There are certain disadvantages associated with the CVD process. Many of the gases used in CVD and highly corrosive and toxic. Hence good safety measures need to be taken. Also, the cost of the high purity chemicals is also high. If the temperature and pressure are not controlled well, the reaction will occur in air itself and form tungsten (or whatever we are trying to deposit). These tungsten will appear like a dust and will fall on wafer. This dust particle will not stick well to the wafer and will degrade the deposited film quality. The temperature cannot be raised arbitrarily during chip manufacturing. This is because a transistor is made with impurities doped in particular location. When the silicon wafer is heated, the dopants will move and the transistor will not function properly as shown in Figure 3.17 and Figure 3.18 . To avoid this, the wafer must not be heated. Then how do we deposit the material?  Plasma comes to help here.

If the WF6 and other gases are passed while a high electric voltage is applied in the chamber, plasma will form. This is similar to creating plasma in PVD. Now the reaction will occur even at low temperature.

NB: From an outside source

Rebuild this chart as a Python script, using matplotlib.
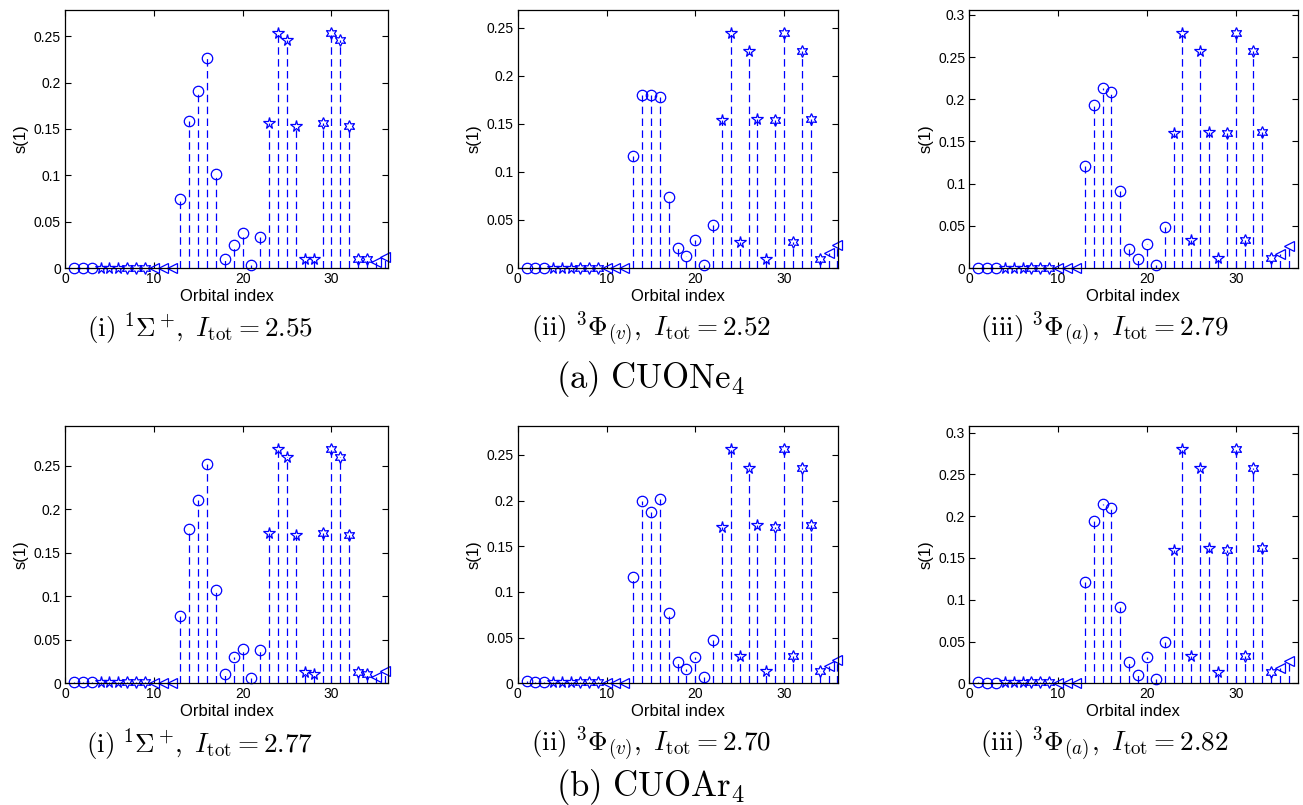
import numpy as np
import matplotlib
matplotlib.use("Agg")
import matplotlib.pyplot as plt
from matplotlib.ticker import MultipleLocator, FuncFormatter

plt.rcParams['font.family'] = ['Liberation Sans', 'DejaVu Sans']
plt.rcParams['mathtext.fontset'] = 'cm'

orbitals = np.arange(1, 37)

# symbol of each orbital: o circle, p pentagram, h hexagram, < triangle
symbols = (['o', 'o', 'o', 'p', 'p', 'p', 'h', 'h', 'h', '<', '<', '<']
           + ['o', 'o', 'o', 'o', 'o', 'o', 'o', 'o', 'o', 'o']
           + ['p', 'p', 'p', 'p', 'p', 'p', 'h', 'h', 'h', 'h', 'h', 'h', '<', '<'])

# single orbital entropies s(1), CUONe4
ne_sigma = [0.0003, 0.0003, 0.0003, 0.0005, 0.0005, 0.0005, 0.0005, 0.0005, 0.0005, 0.0003, 0.0003, 0.0003,
            0.074, 0.159, 0.191, 0.227, 0.101, 0.010, 0.025, 0.038, 0.003, 0.033,
            0.156, 0.253, 0.246, 0.153, 0.010, 0.010, 0.156, 0.253, 0.246, 0.153, 0.010, 0.010, 0.006, 0.012]
ne_phi_v = [0.0003, 0.0003, 0.0003, 0.0005, 0.0005, 0.0005, 0.0005, 0.0005, 0.0005, 0.0003, 0.0003, 0.0003,
            0.116, 0.180, 0.180, 0.178, 0.074, 0.021, 0.013, 0.029, 0.003, 0.045,
            0.154, 0.244, 0.027, 0.226, 0.155, 0.009, 0.154, 0.244, 0.027, 0.226, 0.155, 0.009, 0.016, 0.024]
ne_phi_a = [0.0003, 0.0003, 0.0003, 0.0005, 0.0005, 0.0005, 0.0005, 0.0005, 0.0005, 0.0003, 0.0003, 0.0003,
            0.121, 0.193, 0.213, 0.209, 0.091, 0.023, 0.011, 0.029, 0.004, 0.049,
            0.160, 0.278, 0.033, 0.257, 0.161, 0.012, 0.160, 0.278, 0.033, 0.257, 0.161, 0.012, 0.017, 0.026]

# CUOAr4
ar_sigma = [0.002, 0.001, 0.001, 0.001, 0.001, 0.001, 0.001, 0.001, 0.001, 0.0005, 0.0005, 0.0005,
            0.077, 0.177, 0.211, 0.252, 0.107, 0.011, 0.030, 0.039, 0.006, 0.038,
            0.173, 0.269, 0.260, 0.171, 0.013, 0.011, 0.173, 0.269, 0.260, 0.171, 0.013, 0.011, 0.007, 0.014]
ar_phi_v = [0.003, 0.001, 0.001, 0.001, 0.001, 0.001, 0.001, 0.001, 0.001, 0.0005, 0.0005, 0.0005,
            0.116, 0.199, 0.188, 0.202, 0.077, 0.023, 0.016, 0.029, 0.007, 0.047,
            0.171, 0.256, 0.030, 0.236, 0.173, 0.013, 0.171, 0.256, 0.030, 0.236, 0.173, 0.013, 0.019, 0.026]
ar_phi_a = [0.002, 0.0005, 0.0005, 0.001, 0.001, 0.001, 0.001, 0.001, 0.001, 0.0005, 0.0005, 0.0005,
            0.121, 0.194, 0.215, 0.210, 0.091, 0.025, 0.010, 0.031, 0.005, 0.050,
            0.160, 0.280, 0.033, 0.258, 0.162, 0.013, 0.160, 0.280, 0.033, 0.258, 0.162, 0.013, 0.018, 0.027]

captions = [r'$\mathrm{(i)}\ {}^1\Sigma^+\!,\ I_{\mathrm{tot}} = 2.55$',
            r'$\mathrm{(ii)}\ {}^3\Phi_{(v)},\ I_{\mathrm{tot}} = 2.52$',
            r'$\mathrm{(iii)}\ {}^3\Phi_{(a)},\ I_{\mathrm{tot}} = 2.79$',
            r'$\mathrm{(i)}\ {}^1\Sigma^+\!,\ I_{\mathrm{tot}} = 2.77$',
            r'$\mathrm{(ii)}\ {}^3\Phi_{(v)},\ I_{\mathrm{tot}} = 2.70$',
            r'$\mathrm{(iii)}\ {}^3\Phi_{(a)},\ I_{\mathrm{tot}} = 2.82$']
group_titles = [r'$\mathrm{(a)\ CUONe_4}$', r'$\mathrm{(b)\ CUOAr_4}$']

series = [ne_sigma, ne_phi_v, ne_phi_a, ar_sigma, ar_phi_v, ar_phi_a]

W, H = 1303, 805
fig = plt.figure(figsize=(W / 100, H / 100), dpi=100)

marker_map = {'o': 'o', 'p': '*', 'h': (6, 1, 0), '<': '<'}
marker_size = {'o': 7.5, 'p': 8.5, 'h': 8.5, '<': 7.5}

col_left = [65, 517.7, 969.3]
col_right = [388, 838, 1297.5]
row_top = [10, 426]
row_bot = [268, 683.3]
px_per_unit = 8.88
cap_x = [200, 651, 1104]

for k, vals in enumerate(series):
    r, c = k // 3, k % 3
    l, rt = col_left[c], col_right[c]
    t, b = row_top[r], row_bot[r]
    ax = fig.add_axes([l / W, 1 - b / H, (rt - l) / W, (b - t) / H])
    vals = np.array(vals)

    ax.vlines(orbitals, 0, vals, colors='blue', linewidth=0.9, linestyles=(0, (6, 3.5)))
    syms = np.array(symbols)
    for s in ['o', 'p', 'h', '<']:
        m = syms == s
        ax.plot(orbitals[m], vals[m], linestyle='none', marker=marker_map[s],
                markersize=marker_size[s], markerfacecolor='none',
                markeredgecolor='blue', markeredgewidth=0.9, clip_on=False)

    ax.set_xlim(0, (rt - l) / px_per_unit)
    ax.set_ylim(0, 1.1 * vals.max())
    ax.xaxis.set_major_locator(MultipleLocator(10))
    ax.yaxis.set_major_locator(MultipleLocator(0.05))
    ax.yaxis.set_major_formatter(FuncFormatter(lambda v, p: '%g' % round(v, 4)))
    ax.tick_params(direction='in', top=True, right=True, length=4, width=0.8,
                   labelsize=10, pad=3)
    for sp in ax.spines.values():
        sp.set_linewidth(0.9)

    ax.set_xlabel('Orbital index', fontsize=12)
    ax.xaxis.set_label_coords(0.5, -21 / (b - t))
    ax.set_ylabel('s(1)', fontsize=12)
    ax.yaxis.set_label_coords(-36 / (rt - l), 0.5)

    fig.text(cap_x[c] / W, 1 - (b + 61) / H, captions[k], fontsize=19.5,
             ha='center', va='center')

fig.text(651 / W, 1 - 379 / H, group_titles[0], fontsize=25, ha='center', va='center')
fig.text(651 / W, 1 - 787 / H, group_titles[1], fontsize=25, ha='center', va='center')

fig.savefig('out.png', dpi=100)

This type of CVD is called Plasma Enhanced CVD or PE-CVD. In this method, high magnetic field can be applied to increase the density of plasma and improve the deposited film quality. This process is called High Denisty Plasma CVD or HDP-CVD. We saw the materials such as silicon dioxide can be deposited using CVD. For example, Tetra Ethyl Oxy Silane (TEOS) can be heated to high temperature (or disintegrate in presence of plasma) and form silicon dioxide. Similarly silane gas (SiH4) and ammonia will react to form silicon nitride. These films would be called as LP nitride, PE-nitride or HDP-nitride depending on the method used to deposit them.